A struct sub-symbol recurses; an unsupported leaf (nested-UDT-array / pointer / FB
internal) is dropped (null), never mis-reported — same discipline as the existing
multi-dim-array drop.
- **B — runtime member resolution, no discovery change (REJECTED).** Operator hand-types
member tags; AbCip resolver walks the template at read time. No browse (worse UX) and
more resolver complexity for AbCip; A is cleaner.
- **C — whole-UDT structured read (REJECTED).** Return the container as one OPC UA
structured value — needs a structured OPC UA DataType + encoder + the retirement of the
String placeholder; large surface. Defer.
### Architecture (Approach A)
- **AbCip:** add member expansion to the discovery emit. Where a discovered tag is a
`Structure` with decoded `Members`, additionally emit one `AbCipDiscoveredTag` per atomic
member (reference `Name.Member`, atomic `DriverDataType` from
`AbCipDataTypeExtensions`/the template member type). Bounded recursion depth for
nested structs (config/const cap, e.g. 8). The bare Structure container keeps returning
`BadNotSupported` on direct read (unchanged) — members are the addressable surface.
- **TwinCAT:** in `BrowseSymbolsAsync`, when a symbol's `IDataType.Category == Struct`,
recurse `symbol.SubSymbols` and yield atomic leaves (full `InstancePath`,
`MapSymbolType`-resolved type). Bounded recursion depth. The pre-declared-Structure-tag
reject at `TwinCATDriverFactoryExtensions.cs:89` stays (its message already points to
discovery) — but now discovery actually surfaces the members it points to.
- **No** `IDriver` / wire / proto / EF change — both edits are driver-internal discovery.
### Named deferrals (not silent)
- **Member writes** — read-only members this slice (writes via the atomic path may "just
work" but add round-trip risk; deferred + documented).
- Whole-UDT (container) read/write — stays unsupported; address members.
- Arrays-of-UDT, UDT-typed array members, pointers/references, FB internals beyond plain
struct members — dropped in discovery (never mis-reported), deferred.

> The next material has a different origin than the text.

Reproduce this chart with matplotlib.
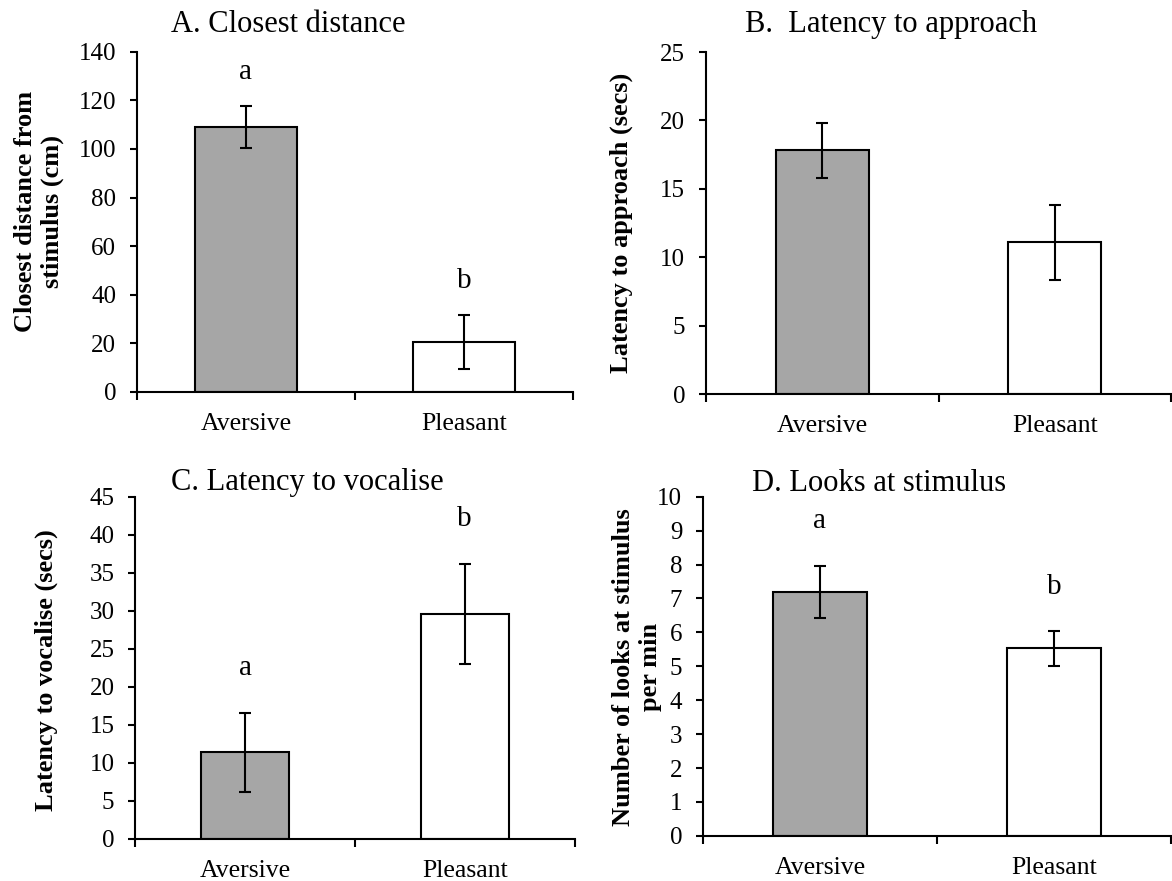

- Nested-struct recursion beyond the bounded depth cap.
### Testing (WS-B)
- **AbCip:** fake template reader / enumerator yields a UDT with atomic + nested members →
assert discovery emits per-member tags with the right reference + atomic type; assert a
member-path read resolves + reads (existing fake runtime); assert the bare container
still `BadNotSupported`; depth-cap honored.
- **TwinCAT:** `FakeTwinCATClient` symbol tree with a struct + nested struct + an
unsupported leaf → assert `BrowseSymbolsAsync` yields the atomic leaves (full paths,
mapped types), drops the unsupported leaf, honors the depth cap; member read via
`ToAdsSymbolName` works.
- **No bUnit.**
---
## Live `/run`
- **WS-A (#400):** **unit + integration-proven.** A real oversized-tie anomaly needs the
AVEVA Historian on `10.100.0.48` (infra-gated — same gate as all of Phase C) plus an
actual same-timestamp tie cluster. The fake-source integration test is the canonical
proof; a live `/run` is best-effort/operator-gated.

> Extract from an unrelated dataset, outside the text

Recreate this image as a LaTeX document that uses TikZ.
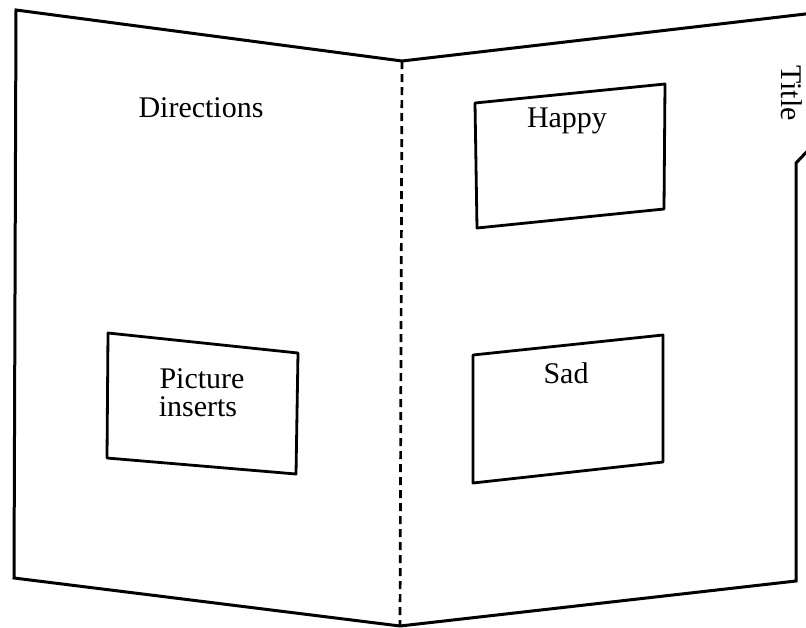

- **WS-B AbCip:** **best-effort** against a local `ab_server` ControlLogix
(`--plc=ControlLogix`) — UDT support in `ab_server` is partial, so likely unit-proven;
attempt a member round-trip and record honestly.
- **WS-B TwinCAT:** **operator-gated** (Windows-only ADS runtime; no local target) —
unit-proven only.
## Task slicing (subagent-driven)
Disjoint projects ⇒ WS-A and WS-B implementers run **concurrently**.
- **T1 (WS-A)** — `HistoryPaging.SliceTieCluster` pure helper + `MaxTieClusterOverfetch`
option + `ServeRawPaged` stuck-branch rewrite + tests. `standard`. ∥ T2/T3.
- **T2 (WS-B AbCip)** — discovery member expansion + member-read verification + tests.
`standard`. ∥ T1/T3.
- **T3 (WS-B TwinCAT)** — `BrowseSymbolsAsync` sub-symbol recursion + tests. `standard`.
∥ T1/T2.
- **T4** — Docs (`docs/Historian.md` paging-limitation section → resolved;
`docs/drivers/AbCip.md` + `docs/drivers/TwinCAT.md` UDT member-path sections) + clear the
§2 lines **via the plan record only** (do not stage `stillpending.md`). `small`.
- **T5** — Full build + OpcUaServer + AbCip + TwinCAT tests + final integration review.
`standard`.
- **T6** — Live `/run` best-effort (WS-A fake-integration; WS-B AbCip ab_server best-effort,
TwinCAT operator-gated) + finish branch (merge to master + push) + memory. `standard`.
Dependency graph: `{T1 ∥ T2 ∥ T3} → T4 → T5 → T6`.
## Hard rules (carried from prior phases)
Stage by explicit path, never `git add .`; never stage `sql_login.txt` /
`src/Server/.../pki/` / `pending.md` / `current.md` / `docker-dev/docker-compose.yml` /
`stillpending.md`; never echo/commit secrets; no force-push; no `--no-verify`; **NO EF
migration**; **NO Commons wire/proto contract change** (all edits are driver-internal or
server-internal — `HistoryPaging`/`OtOpcUaNodeManager`/`ServerHistorianOptions` and the two
drivers' discovery; no `IDriver`/`IHistorianDataSource`/`WriteResult` change); **NO bUnit**;
`dangerouslyDisableSandbox` for all build/test/rig commands.